─── Exercise materials ───

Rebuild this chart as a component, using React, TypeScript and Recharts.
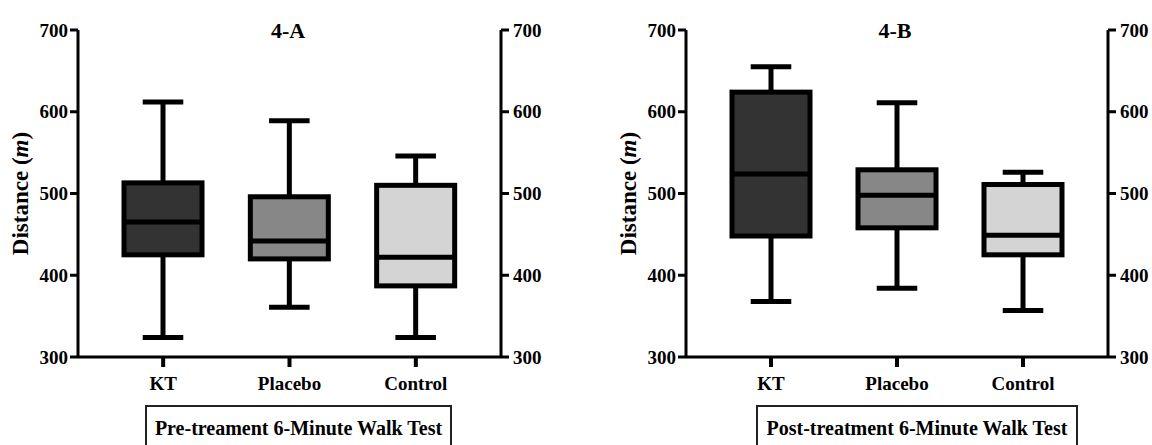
import React from 'react';
import { ComposedChart, Bar, Line, XAxis, YAxis, Label } from 'recharts';

const categories = ['KT', 'Placebo', 'Control'];
const preMin = [324, 361, 324];
const preQ1 = [425, 420, 387];
const preMedian = [465, 442, 422];
const preQ3 = [513, 496, 510];
const preMax = [612, 589, 546];
const postMin = [368, 384, 357];
const postQ1 = [448, 458, 425];
const postMedian = [524, 498, 449];
const postQ3 = [624, 529, 511];
const postMax = [655, 611, 526];
const boxFills = ['#333333', '#878787', '#d4d4d4'];
const yTicks = [300, 400, 500, 600, 700];
const panelTitles = ['4-A', '4-B'];
const panelCaptions = ['Pre-treament 6-Minute Walk Test', 'Post-treatment 6-Minute Walk Test'];

const FONT = "'Liberation Serif', 'DejaVu Serif', serif";
const X_TICK_SIZE = 9;
const X_TICK_MARGIN = 11;

type Row = { name: string; min: number; q1: number; median: number; q3: number; max: number; fill: string };

const build = (mn: number[], q1: number[], md: number[], q3: number[], mx: number[]): Row[] =>
  categories.map((name, i) => ({ name, min: mn[i], q1: q1[i], median: md[i], q3: q3[i], max: mx[i], fill: boxFills[i] }));

const preData = build(preMin, preQ1, preMedian, preQ3, preMax);
const postData = build(postMin, postQ1, postMedian, postQ3, postMax);

const BoxShape = (props: any) => {
  const { x, y, width, height, payload } = props;
  const top = Math.min(y, y + height);
  const bottom = Math.max(y, y + height);
  const lo = payload.min;
  const hi = payload.max;
  const py = (v: number) => bottom - ((v - lo) / (hi - lo)) * (bottom - top);
  const cx = x + width / 2;
  const capHalf = width * 0.26;
  const sw = 5;
  return (
    <g>
      <line x1={cx} x2={cx} y1={py(payload.max)} y2={py(payload.q3)} stroke="#000" strokeWidth={sw} />
      <line x1={cx} x2={cx} y1={py(payload.q1)} y2={py(payload.min)} stroke="#000" strokeWidth={sw} />
      <line x1={cx - capHalf} x2={cx + capHalf} y1={py(payload.max)} y2={py(payload.max)} stroke="#000" strokeWidth={sw} />
      <line x1={cx - capHalf} x2={cx + capHalf} y1={py(payload.min)} y2={py(payload.min)} stroke="#000" strokeWidth={sw} />
      <rect x={x} y={py(payload.q3)} width={width} height={py(payload.q1) - py(payload.q3)} fill={payload.fill} stroke="#000" strokeWidth={sw} />
      <line x1={x} x2={x + width} y1={py(payload.median)} y2={py(payload.median)} stroke="#000" strokeWidth={sw} />
    </g>
  );
};

const XTick = (props: any) => {
  const { x, y, payload } = props;
  const axisY = y - X_TICK_SIZE - X_TICK_MARGIN;
  return (
    <g>
      <rect x={x - 2} y={axisY} width={4} height={X_TICK_SIZE + 1} fill="#000" />
      <text x={x} y={y} dy="0.71em" textAnchor="middle" fill="#000"
        style={{ fontFamily: FONT, fontWeight: 'bold', fontSize: 19 }}>{payload.value}</text>
    </g>
  );
};

const yLabelContent = (props: any) => {
  const vb = props.viewBox || {};
  const cx = vb.x + 12;
  const cy = vb.y + vb.height / 2;
  return (
    <text x={cx} y={cy} transform={`rotate(-90 ${cx} ${cy})`} textAnchor="middle" dominantBaseline="central"
      style={{ fontFamily: FONT, fontWeight: 'bold', fontSize: 23 }} fill="#000">
      Distance (<tspan fontStyle="italic">m</tspan>)
    </text>
  );
};

const tickStyle = { fill: '#000', fontSize: 19, fontWeight: 'bold', fontFamily: FONT, style: { fontFamily: FONT } };
const lineStyle = { stroke: '#000', strokeWidth: 3 };

const Panel = ({ data, margin, leftW, rightW }: { data: Row[]; margin: any; leftW: number; rightW: number }) => (
  <ComposedChart width={576} height={445} data={data} margin={margin} style={{ fontFamily: FONT }}>
    <XAxis dataKey="name" type="category" padding={{ left: 22, right: 22 }} axisLine={lineStyle} tickLine={false}
      tickSize={X_TICK_SIZE} tickMargin={X_TICK_MARGIN} height={40} tick={<XTick />} interval={0} />
    <YAxis yAxisId="left" orientation="left" type="number" domain={[300, 700]} ticks={yTicks} width={leftW}
      axisLine={lineStyle} tickLine={lineStyle} tickSize={8} tickMargin={2} tick={tickStyle} interval={0}>
      <Label content={yLabelContent} />
    </YAxis>
    <YAxis yAxisId="right" orientation="right" type="number" domain={[300, 700]} ticks={yTicks} width={rightW}
      axisLine={lineStyle} tickLine={lineStyle} tickSize={8} tickMargin={4} tick={tickStyle} interval={0} />
    <Bar yAxisId="left" dataKey={(d: Row) => [d.min, d.max]} barSize={78} shape={<BoxShape />} isAnimationActive={false} />
    <Line yAxisId="right" dataKey="median" stroke="none" strokeOpacity={0} dot={false} activeDot={false}
      legendType="none" isAnimationActive={false} />
  </ComposedChart>
);

const textStyle = { fontFamily: FONT, fontWeight: 'bold' as const };

export default function App() {
  return (
    <div style={{ position: 'absolute', left: 0, top: 0, width: 1152, height: 445, overflow: 'hidden', background: '#fff', fontFamily: FONT }}>
      <div style={{ position: 'absolute', left: 0, top: 0 }}>
        <Panel data={preData} margin={{ top: 30, right: 15, bottom: 48, left: 8 }} leftW={70} rightW={60} />
      </div>
      <div style={{ position: 'absolute', left: 576, top: 0 }}>
        <Panel data={postData} margin={{ top: 30, right: 4, bottom: 48, left: 40 }} leftW={70} rightW={40} />
      </div>
      <svg width={1152} height={445} style={{ position: 'absolute', left: 0, top: 0, pointerEvents: 'none' }}>
        <text x={288} y={38} textAnchor="middle" style={{ ...textStyle, fontSize: 22 }} fill="#000">{panelTitles[0]}</text>
        <text x={895} y={38} textAnchor="middle" style={{ ...textStyle, fontSize: 22 }} fill="#000">{panelTitles[1]}</text>
        <rect x={146} y={406} width={305} height={60} fill="none" stroke="#222" strokeWidth={2} />
        <text x={298.5} y={435} textAnchor="middle" style={{ ...textStyle, fontSize: 20 }} fill="#000">{panelCaptions[0]}</text>
        <rect x={757} y={406} width={320} height={60} fill="none" stroke="#222" strokeWidth={2} />
        <text x={917} y={435} textAnchor="middle" style={{ ...textStyle, fontSize: 20 }} fill="#000">{panelCaptions[1]}</text>
      </svg>
    </div>
  );
}
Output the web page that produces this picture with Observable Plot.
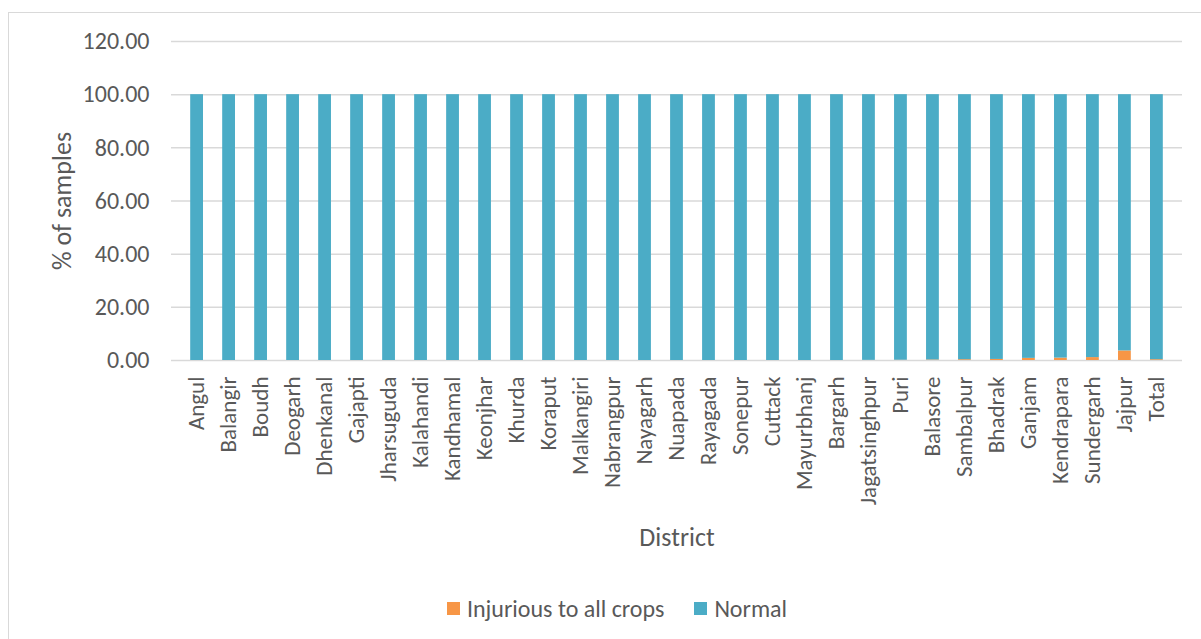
<!DOCTYPE html>
<html>
<head>
<meta charset="utf-8">
<script src="https://cdn.jsdelivr.net/npm/d3@7"></script>
<script src="https://cdn.jsdelivr.net/npm/@observablehq/plot@0.6"></script>
<style>
  html, body { margin: 0; padding: 0; background: #fff; overflow: hidden; width: 1201px; height: 639px; }
  body { position: relative; font-family: Carlito, Lato, "Open Sans", sans-serif; }
  #frame { position: absolute; left: 8px; top: 12px; width: 1220px; height: 660px; border: 1.5px solid #d9d9d9; box-sizing: border-box; }
  #chart { position: absolute; left: 0; top: 0; }
  #legend { position: absolute; top: 594px; left: 3px; width: 1228px; display: flex; justify-content: center; gap: 30px; font-size: 24px; color: #595959; }
  .item { display: flex; align-items: center; gap: 7px; }
  .sw { width: 13px; height: 13px; display: inline-block; }
</style>
</head>
<body>
<div id="frame"></div>
<div id="chart"></div>
<div id="legend"></div>
<script>
const districts = ["Angul","Balangir","Boudh","Deogarh","Dhenkanal","Gajapti","Jharsuguda","Kalahandi","Kandhamal","Keonjhar","Khurda","Koraput","Malkangiri","Nabrangpur","Nayagarh","Nuapada","Rayagada","Sonepur","Cuttack","Mayurbhanj","Bargarh","Jagatsinghpur","Puri","Balasore","Sambalpur","Bhadrak","Ganjam","Kendrapara","Sundergarh","Jajpur","Total"];
const injurious = [0,0,0,0,0,0,0,0,0,0,0,0,0,0,0,0,0,0,0,0,0,0.05,0.1,0.2,0.3,0.4,0.8,0.9,1.1,3.6,0.3];
const normal = [100,100,100,100,100,100,100,100,100,100,100,100,100,100,100,100,100,100,100,100,100,99.95,99.9,99.8,99.7,99.6,99.2,99.1,98.9,96.4,99.7];
const seriesNames = ["Injurious to all crops","Normal"];
const seriesColors = ["#f79646","#4bacc6"];
const yTicks = [0,20,40,60,80,100,120];

const rows = [];
districts.forEach((d,i) => {
  rows.push({district: d, series: seriesNames[0], value: injurious[i]});
  rows.push({district: d, series: seriesNames[1], value: normal[i]});
});

const chart = Plot.plot({
  width: 1201,
  height: 590,
  marginTop: 41,
  marginBottom: 230,
  marginLeft: 171,
  marginRight: 19,
  style: { fontFamily: "Carlito, Lato, 'Open Sans', sans-serif", color: "#595959", background: "transparent" },
  x: { domain: districts, padding: 0.6, label: null },
  y: { domain: [0, 120], label: null },
  color: { domain: seriesNames, range: seriesColors },
  marks: [
    Plot.ruleY(yTicks, { stroke: "#d9d9d9", strokeWidth: 1.5 }),
    Plot.barY(rows, Plot.stackY({ x: "district", y: "value", fill: "series", order: seriesNames })),
    Plot.axisY({ ticks: yTicks, tickFormat: d => d.toFixed(2), tickSize: 0, tickPadding: 22, fontSize: 24, label: null }),
    Plot.axisX({ tickRotate: -90, tickSize: 0, tickPadding: 16, fontSize: 23, label: null }),
    Plot.text(["District"], { frameAnchor: "bottom", lineAnchor: "middle", dy: 177, fontSize: 26, fill: "#595959" }),
    Plot.text(["% of samples"], { frameAnchor: "left", textAnchor: "middle", lineAnchor: "middle", dx: -109, rotate: -90, fontSize: 26, fill: "#595959" })
  ]
});
document.getElementById("chart").appendChild(chart);

const legend = document.getElementById("legend");
seriesNames.forEach((n, i) => {
  const it = document.createElement("div");
  it.className = "item";
  it.innerHTML = `<span class="sw" style="background:${seriesColors[i]}"></span><span>${n}</span>`;
  legend.appendChild(it);
});
</script>
</body>
</html>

───

## Problem:
How many lines of the data hold the string "React"? Reply with the number alone.

## The reply:
2